Thursday, March 3, 2011

Today's Lesson: Stopping Pirates 101

A week ago (although the news only broke yesterday), a Danish family's yacht was hijacked by Somali pirates. Three teenagers, their parents and the ship's deckhands are now prisoners. This follows the murder of four Americans, after pirates who captured their yacht were cornered by US forces.
These hijackings come as naval forces have finally become more aggressive against pirates — in January, Sth Korean commandos raided a freighter, killing eight pirates and capturing five. Then in February, Danish commandos secured another ship after crewmen locked themselves in a safe room.
In return the pirates have become more violent. In order to evade the naval patrols, they are increasingly aiming their strikes further afield, sailing their retrofitted trawler "motherships" well away from Somali waters and launching their sorties on smaller craft from there. Pirate captains have learned the lessons of being hemmed in by these international navies and realise the further away they go, the harder it is to be located.
Attacks take place across a colossal stretch of the Arabian Sea and Indian Ocean, to Madagascar and over to Indian waters. The Danish family had left the Maldives en route to the Red Sea before being hijacked near Yemen. The American yacht was captured off the coast of Oman.
But what amazes me is that many foreigners still insist on sailing in these danger zones - despite constant warnings. Don't they read the news? In the case of the Americans, they were on a global mission to spread bibles: maybe they put too much faith in their faith to save them. And the Danes radioed daily location reports to the navies, perhaps relying overly on a military shadow.
But these people had a choice of route. So why did they choose to sail there?
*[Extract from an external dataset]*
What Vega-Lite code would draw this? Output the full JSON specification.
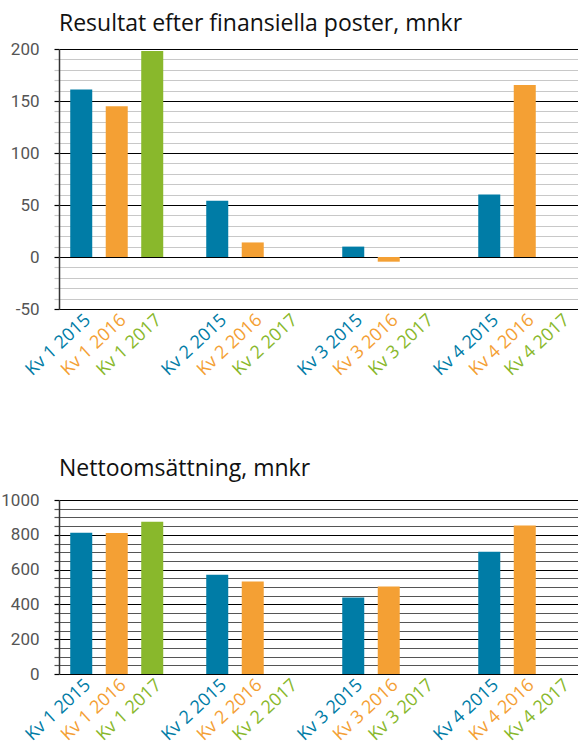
{
  "$schema": "https://vega.github.io/schema/vega-lite/v6.json",
  "padding": {"left": 0, "top": 13, "right": 0, "bottom": 0},
  "background": "white",
  "spacing": 78,
  "config": {
    "view": {"stroke": null},
    "font": "Open Sans",
    "axis": {"labelFont": "Roboto"}
  },
  "datasets": {
    "resultat": [
      {"quarter": "Kv 1", "year": "2015", "label": "Kv 1 2015", "value": 161},
      {"quarter": "Kv 1", "year": "2016", "label": "Kv 1 2016", "value": 145},
      {"quarter": "Kv 1", "year": "2017", "label": "Kv 1 2017", "value": 198},
      {"quarter": "Kv 2", "year": "2015", "label": "Kv 2 2015", "value": 54},
      {"quarter": "Kv 2", "year": "2016", "label": "Kv 2 2016", "value": 14},
      {"quarter": "Kv 2", "year": "2017", "label": "Kv 2 2017", "value": null},
      {"quarter": "Kv 3", "year": "2015", "label": "Kv 3 2015", "value": 10},
      {"quarter": "Kv 3", "year": "2016", "label": "Kv 3 2016", "value": -4.5},
      {"quarter": "Kv 3", "year": "2017", "label": "Kv 3 2017", "value": null},
      {"quarter": "Kv 4", "year": "2015", "label": "Kv 4 2015", "value": 60},
      {"quarter": "Kv 4", "year": "2016", "label": "Kv 4 2016", "value": 165.5},
      {"quarter": "Kv 4", "year": "2017", "label": "Kv 4 2017", "value": null}
    ],
    "netto": [
      {"quarter": "Kv 1", "year": "2015", "label": "Kv 1 2015", "value": 812},
      {"quarter": "Kv 1", "year": "2016", "label": "Kv 1 2016", "value": 810},
      {"quarter": "Kv 1", "year": "2017", "label": "Kv 1 2017", "value": 875},
      {"quarter": "Kv 2", "year": "2015", "label": "Kv 2 2015", "value": 570},
      {"quarter": "Kv 2", "year": "2016", "label": "Kv 2 2016", "value": 531},
      {"quarter": "Kv 2", "year": "2017", "label": "Kv 2 2017", "value": null},
      {"quarter": "Kv 3", "year": "2015", "label": "Kv 3 2015", "value": 440},
      {"quarter": "Kv 3", "year": "2016", "label": "Kv 3 2016", "value": 503},
      {"quarter": "Kv 3", "year": "2017", "label": "Kv 3 2017", "value": null},
      {"quarter": "Kv 4", "year": "2015", "label": "Kv 4 2015", "value": 703},
      {"quarter": "Kv 4", "year": "2016", "label": "Kv 4 2016", "value": 854},
      {"quarter": "Kv 4", "year": "2017", "label": "Kv 4 2017", "value": null}
    ]
  },
  "vconcat": [
    {
      "width": 519,
      "height": 260,
      "title": {"text": "Resultat efter finansiella poster, mnkr", "anchor": "start", "frame": "group", "font": "Open Sans", "fontSize": 23, "fontWeight": "normal", "color": "#111111", "offset": 4},
      "data": {"name": "resultat"},
      "encoding": {
        "x": {"field": "quarter", "type": "nominal", "scale": {"paddingInner": 0.217, "paddingOuter": 0.0165, "align": 1}, "axis": null},
        "xOffset": {"field": "year", "type": "nominal", "scale": {"paddingInner": 0.38, "paddingOuter": 0.19}},
        "color": {"field": "year", "type": "nominal", "scale": {"domain": ["2015", "2016", "2017"], "range": ["#007ca6", "#f4a034", "#89b82c"]}, "legend": null}
      },
      "layer": [
        {
          "mark": {"type": "bar"},
          "encoding": {
            "y": {
              "field": "value", "type": "quantitative",
              "scale": {"domain": [-50, 200], "nice": false, "zero": false},
              "axis": {
                "title": null,
                "values": [-50, -40, -30, -20, -10, 0, 10, 20, 30, 40, 50, 60, 70, 80, 90, 100, 110, 120, 130, 140, 150, 160, 170, 180, 190, 200],
                "tickCount": 100,
                "labelExpr": "datum.value % 50 === 0 ? '' + datum.value : ''",
                "labelOverlap": false,
                "labelFontSize": 17,
                "labelColor": "#555555",
                "labelPadding": 15,
                "tickSize": 5,
                "tickColor": {"condition": {"test": "datum.value % 50 === 0", "value": "#000000"}, "value": "#c8c8c8"},
                "gridColor": {"condition": {"test": "datum.value % 50 === 0", "value": "#000000"}, "value": "#c8c8c8"},
                "gridWidth": 1.2,
                "tickWidth": 1.2,
                "domainColor": "#333333",
                "domainWidth": 1.5
              }
            }
          }
        },
        {
          "mark": {"type": "text", "font": "Open Sans", "angle": -43, "align": "right", "baseline": "middle", "dx": -1, "dy": 11, "fontSize": 18},
          "encoding": {
            "y": {"datum": -50},
            "text": {"field": "label"}
          }
        }
      ]
    },
    {
      "width": 519,
      "height": 174,
      "title": {"text": "Nettoomsättning, mnkr", "anchor": "start", "frame": "group", "font": "Open Sans", "fontSize": 23, "fontWeight": "normal", "color": "#111111", "offset": 10},
      "data": {"name": "netto"},
      "encoding": {
        "x": {"field": "quarter", "type": "nominal", "scale": {"paddingInner": 0.217, "paddingOuter": 0.0165, "align": 1}, "axis": null},
        "xOffset": {"field": "year", "type": "nominal", "scale": {"paddingInner": 0.38, "paddingOuter": 0.19}},
        "color": {"field": "year", "type": "nominal", "scale": {"domain": ["2015", "2016", "2017"], "range": ["#007ca6", "#f4a034", "#89b82c"]}, "legend": null}
      },
      "layer": [
        {
          "mark": {"type": "bar"},
          "encoding": {
            "y": {
              "field": "value", "type": "quantitative",
              "scale": {"domain": [0, 1000], "nice": false},
              "axis": {
                "title": null,
                "values": [0, 50, 100, 150, 200, 250, 300, 350, 400, 450, 500, 550, 600, 650, 700, 750, 800, 850, 900, 950, 1000],
                "tickCount": 100,
                "labelExpr": "datum.value % 200 === 0 ? '' + datum.value : ''",
                "labelOverlap": false,
                "labelFontSize": 17,
                "labelColor": "#555555",
                "labelPadding": 15,
                "tickSize": 5,
                "tickColor": {"condition": {"test": "datum.value % 200 === 0", "value": "#000000"}, "value": "#555555"},
                "gridColor": {"condition": {"test": "datum.value % 200 === 0", "value": "#000000"}, "value": "#555555"},
                "gridWidth": 1.2,
                "tickWidth": 1.2,
                "domainColor": "#333333",
                "domainWidth": 1.5
              }
            }
          }
        },
        {
          "mark": {"type": "text", "font": "Open Sans", "angle": -43, "align": "right", "baseline": "middle", "dx": -1, "dy": 11, "fontSize": 18},
          "encoding": {
            "y": {"datum": 0},
            "text": {"field": "label"}
          }
        }
      ]
    }
  ]
}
Fight fire with fire...ALOT more fire!
As pleasure sailors continue to naïvely blunder on, more of them will be captured. And while out-dated anti-piracy laws and Rules of Engagement continue to bind the military, the piracy problem will continue to grow.
Want an overly-simplistic solution? Stop the stupidity:
+ a complete ban on pleasure craft in those waters might be a good start.
+ sail commercial vessels in tight escorted convoys.
+ a fully weapons-hot military strategy (including surgical strikes against land bases) has merit.
+ urgent revision of international maritime laws, to allow navies complete freedom of engagement without being hog-tied by political correctness.
No More Mr.Nice Guy. Stop pussyfooting around. High-velocity steel is always a good deterrent!